Vietnam lacks China’s economies of scale and there is no equivalent to Taiwan or Hong Kong to provide instant access to capital and markets. But Vietnam does enjoy some compensating advantages. Most of its population is concentrated in two delta regions which keeps down infrastructure costs. And those regions are close to the sea and hence the markets of Asia and the world.
A combination of geography and domestic politics has also served to limit income imbalances, at least compared with China. The social, health and educational safety nets of socialism have not all been sacrificed on the altar of GDP growth. Vietnam is probably right to look for 8 percent growth, not 10 percent. It has a good record in tackling issues such as avian influenza and education is making progress albeit from a low base. Although the rural/urban income gap is, as everywhere, large at a ratio of two to one it is far less severe than in China. Pollution is not yet a very serious problem and reliance on gas and hydro for the majority of its power needs is an advantage.
But make no mistake, Vietnam has literally little room for maneuver. Population density per hectare of cultivable land is higher even than Bangladesh. But is a tribute to its productivity that despite this it remains among the top world exporters of rice, coffee, rubber and (mostly farmed) seafood and farm output continues to grow by 3-4 percent a year.

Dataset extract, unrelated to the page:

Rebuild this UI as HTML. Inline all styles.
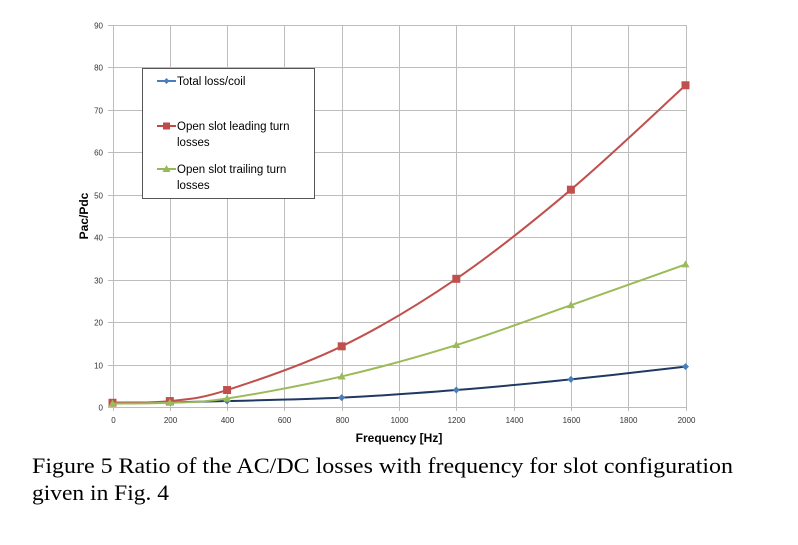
<!DOCTYPE html><html><head><style>body{margin:0;background:#fff}svg{display:block}</style></head><body>
<svg id="s" width="798" height="545" xmlns="http://www.w3.org/2000/svg" font-family="Liberation Sans, sans-serif">
<g id="grid" stroke="#bdbdbd" stroke-width="1"></g>
<g id="ticks" font-size="8" fill="#333"></g>
<g id="series"></g>
<rect x="142.5" y="68.5" width="172" height="130" fill="#fff" stroke="#555"/>
<line x1="157" y1="81" x2="176" y2="81" stroke="#4a7ebb" stroke-width="2"/><path d="M166.5 78l3 3-3 3-3-3z" fill="#4a7ebb"/>
<text x="177" y="85" font-size="11.5" fill="#000">Total loss/coil</text>
<line x1="157" y1="126" x2="176" y2="126" stroke="#be4b48" stroke-width="2"/><rect x="163" y="122.5" width="7" height="7" fill="#be4b48"/>
<text x="177" y="130" font-size="11.5">Open slot leading turn</text><text x="177" y="146" font-size="11.5">losses</text>
<line x1="157" y1="169" x2="176" y2="169" stroke="#98b954" stroke-width="2"/><path d="M166.5 165l4 7h-8z" fill="#98b954"/>
<text x="177" y="173" font-size="11.5">Open slot trailing turn</text><text x="177" y="189" font-size="11.5">losses</text>
<text x="399" y="442" font-size="12" font-weight="bold" text-anchor="middle">Frequency [Hz]</text>
<text transform="translate(88,216) rotate(-90)" font-size="12" font-weight="bold" text-anchor="middle">Pac/Pdc</text>
<text x="32" y="473" font-family="Liberation Serif, serif" font-size="22" textLength="701" lengthAdjust="spacingAndGlyphs">Figure 5 Ratio of the AC/DC losses with frequency for slot configuration</text>
<text x="32" y="500" font-family="Liberation Serif, serif" font-size="22" textLength="137" lengthAdjust="spacingAndGlyphs">given in Fig. 4</text>
</svg>
<script>
var X0=112.5,XS=573/2000,Y0=407,YS=382/90,NS="http://www.w3.org/2000/svg";
function el(p,t,a,txt){var e=document.createElementNS(NS,t);for(var k in a)e.setAttribute(k,a[k]);if(txt!=null)e.textContent=txt;p.appendChild(e);return e;}
var g=document.getElementById('grid'),tk=document.getElementById('ticks');
for(var i=0;i<=10;i++){var x=Math.round(X0+i*200*XS)+.5;el(g,'line',{x1:x,x2:x,y1:25,y2:411});el(tk,'text',{x:x,y:423,'text-anchor':'middle'},i*200);}
for(var j=0;j<=9;j++){var y=Math.round(Y0-j*10*YS)+.5;el(g,'line',{x1:108,x2:686,y1:y,y2:y});el(tk,'text',{x:103,y:y+3,'text-anchor':'end'},j*10);}
var xs=[0,200,400,800,1200,1600,2000];
var data=[[[1,1.1,1.4,2.2,4,6.5,9.5],'#1f3864','d'],[[1,1.4,4,14.3,30.2,51.2,75.8],'#c0504d','s'],[[0.8,1.0,2,7.2,14.6,24,33.6],'#9bbb59','t']];
var S=document.getElementById('series');
data.forEach(function(d){var p=xs.map(function(x,i){return[X0+x*XS,Y0-d[0][i]*YS]});
var s='M'+p[0];for(var i=0;i<p.length-1;i++){var a=p[i-1]||p[i],b=p[i],c=p[i+1],e=p[i+2]||c;
s+='C'+(b[0]+(c[0]-a[0])/6)+','+(b[1]+(c[1]-a[1])/6)+' '+(c[0]-(e[0]-b[0])/6)+','+(c[1]-(e[1]-b[1])/6)+' '+c;}
el(S,'path',{d:s,fill:'none',stroke:d[1],'stroke-width':2});
var mc=d[2]=='d'?'#4a7ebb':d[1];
p.forEach(function(q){if(d[2]=='d')el(S,'path',{d:'M'+q[0]+' '+(q[1]-3.5)+'l3.5 3.5-3.5 3.5-3.5-3.5z',fill:mc});
else if(d[2]=='s')el(S,'rect',{x:q[0]-4,y:q[1]-4,width:8,height:8,fill:mc});
else el(S,'path',{d:'M'+q[0]+' '+(q[1]-4)+'l4 7h-8z',fill:mc});});});
</script>
</body></html>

It may be that Vietnam is arriving at the maximum growth stage too late – as the export-driven model of development looks likely to be under severe pressure from global trade imbalances. But Vietnam can probably gain market share at the expense both of higher cost China and low cost but low efficiency Indonesia and south Asia.
But whatever happens to global conditions it needs to beware of getting carried away by easy money, which inevitably ends not in a great leap forward but a crash of markets and hopes.